▶ **AIM**
Transcribe all of the material exactly, except for its pictures.

▶ **MATERIAL PROVIDED**
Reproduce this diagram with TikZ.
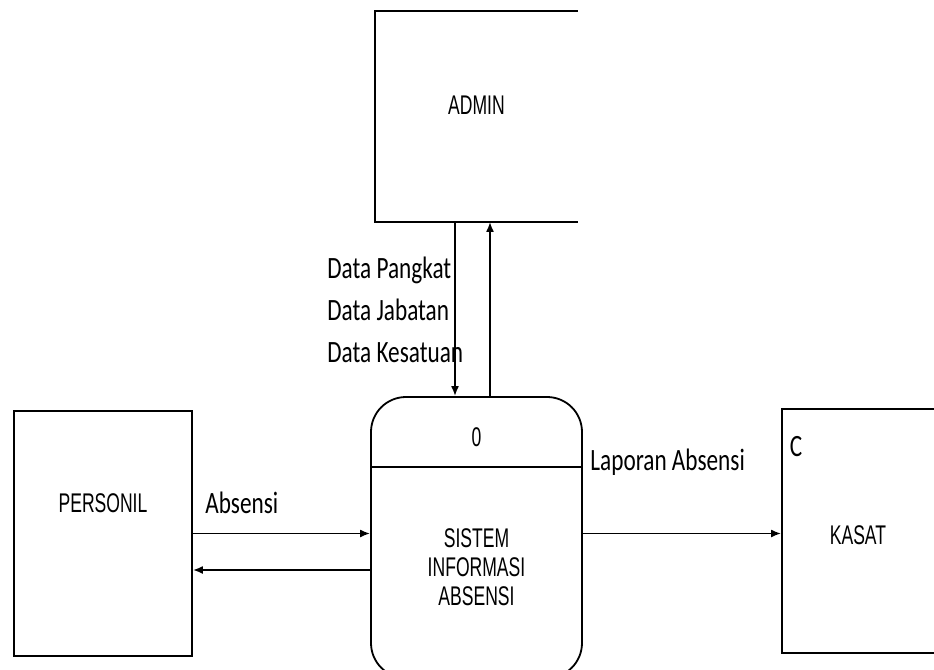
\documentclass[tikz,border=0pt]{standalone}
\usepackage{fontspec}
\setmainfont{Liberation Sans}
\newfontfamily\boxfont[FakeStretch=0.65]{Liberation Sans}
\newfontfamily\flowfont[FakeStretch=0.75]{Carlito}
\usetikzlibrary{arrows.meta, positioning}

\begin{document}
\begin{tikzpicture}[x=0.5pt, y=-0.5pt,
  box/.style={rectangle, draw, line width=0.9pt, inner sep=0pt},
  boxtext/.style={font=\boxfont\fontsize{13.5}{14.5}\selectfont, align=center, inner sep=0pt},
  process/.style={box, rounded corners=17.5pt},
  flow/.style={-{Latex[length=5pt, width=4pt]}, line width=0.9pt},
  flowlabel/.style={font=\flowfont\fontsize{15.5}{21}\selectfont, align=left, inner sep=0pt}
]
\useasboundingbox (0,0) rectangle (934,670);
\clip (0,0) rectangle (934,670);

% External entities
\node[box, draw=none, minimum width=100.5pt, minimum height=104.5pt,
  label={[boxtext, yshift=5.5pt]center:ADMIN}] (admin) at (476.5,116.5) {};
\draw[line width=0.9pt] (admin.north east) -- (admin.north west) -- (admin.south west) -- (admin.south east);

\node[box, minimum width=89pt, minimum height=122.5pt,
  label={[boxtext, yshift=15pt]center:PERSONIL}] (personil) at (103,533.5) {};

\node[box, minimum width=104pt, minimum height=122pt,
  label={[boxtext, xshift=-14pt, yshift=-2pt]center:KASAT}] (kasat) at (886,531) {};
\node[flowlabel] (kasatid) at ([xshift=7.5pt, yshift=-19pt]kasat.north west) {C};

% Process
\node[process, minimum width=105.5pt, minimum height=140.5pt] (proc) at (476.5,537.5) {};
\draw[line width=0.9pt] ([yshift=35.25pt]proc.west) -- ([yshift=35.25pt]proc.east);
\node[boxtext] (procid) at ([yshift=50.25pt]proc.center) {0};
\node[boxtext] (procname) at ([yshift=-14.75pt]proc.center) {SISTEM\\INFORMASI\\ABSENSI};

% Flows
\path ([xshift=-10.75pt]admin.south) coordinate (dn)
      ([xshift=6.75pt]admin.south) coordinate (up)
      ([yshift=-18.25pt]personil.east) coordinate (back);
\draw[flow] (dn) -- (dn |- proc.north);
\draw[flow] (up |- proc.north) -- (up);
\draw[flow] (personil.east) -- (personil.east -| proc.west);
\draw[flow] (back -| proc.west) -- (back);
\draw[flow] (proc.east |- personil.east) -- (kasat.west |- personil.east);

% Labels
\node[flowlabel, anchor=west] (datalabel) at (327,310) {Data Pangkat\\Data Jabatan\\Data Kesatuan};
\node[flowlabel, anchor=west] (absensi) at (205,503) {Absensi};
\node[flowlabel, anchor=west] (laporan) at (590,462) {Laporan Absensi};

\end{tikzpicture}
\end{document}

▶ **EXERCISE ANSWER**
Reproduce this diagram with TikZ.
\documentclass[tikz,border=0pt]{standalone}
\usepackage{fontspec}
\setmainfont{Liberation Sans}
\newfontfamily\boxfont[FakeStretch=0.65]{Liberation Sans}
\newfontfamily\flowfont[FakeStretch=0.75]{Carlito}
\usetikzlibrary{arrows.meta, positioning}

\begin{document}
\begin{tikzpicture}[x=0.5pt, y=-0.5pt,
  box/.style={rectangle, draw, line width=0.9pt, inner sep=0pt},
  boxtext/.style={font=\boxfont\fontsize{13.5}{14.5}\selectfont, align=center, inner sep=0pt},
  process/.style={box, rounded corners=17.5pt},
  flow/.style={-{Latex[length=5pt, width=4pt]}, line width=0.9pt},
  flowlabel/.style={font=\flowfont\fontsize{15.5}{21}\selectfont, align=left, inner sep=0pt}
]
\useasboundingbox (0,0) rectangle (934,670);
\clip (0,0) rectangle (934,670);

% External entities
\node[box, draw=none, minimum width=100.5pt, minimum height=104.5pt,
  label={[boxtext, yshift=5.5pt]center:ADMIN}] (admin) at (476.5,116.5) {};
\draw[line width=0.9pt] (admin.north east) -- (admin.north west) -- (admin.south west) -- (admin.south east);

\node[box, minimum width=89pt, minimum height=122.5pt,
  label={[boxtext, yshift=15pt]center:PERSONIL}] (personil) at (103,533.5) {};

\node[box, minimum width=104pt, minimum height=122pt,
  label={[boxtext, xshift=-14pt, yshift=-2pt]center:KASAT}] (kasat) at (886,531) {};
\node[flowlabel] (kasatid) at ([xshift=7.5pt, yshift=-19pt]kasat.north west) {C};

% Process
\node[process, minimum width=105.5pt, minimum height=140.5pt] (proc) at (476.5,537.5) {};
\draw[line width=0.9pt] ([yshift=35.25pt]proc.west) -- ([yshift=35.25pt]proc.east);
\node[boxtext] (procid) at ([yshift=50.25pt]proc.center) {0};
\node[boxtext] (procname) at ([yshift=-14.75pt]proc.center) {SISTEM\\INFORMASI\\ABSENSI};

% Flows
\path ([xshift=-10.75pt]admin.south) coordinate (dn)
      ([xshift=6.75pt]admin.south) coordinate (up)
      ([yshift=-18.25pt]personil.east) coordinate (back);
\draw[flow] (dn) -- (dn |- proc.north);
\draw[flow] (up |- proc.north) -- (up);
\draw[flow] (personil.east) -- (personil.east -| proc.west);
\draw[flow] (back -| proc.west) -- (back);
\draw[flow] (proc.east |- personil.east) -- (kasat.west |- personil.east);

% Labels
\node[flowlabel, anchor=west] (datalabel) at (327,310) {Data Pangkat\\Data Jabatan\\Data Kesatuan};
\node[flowlabel, anchor=west] (absensi) at (205,503) {Absensi};
\node[flowlabel, anchor=west] (laporan) at (590,462) {Laporan Absensi};

\end{tikzpicture}
\end{document}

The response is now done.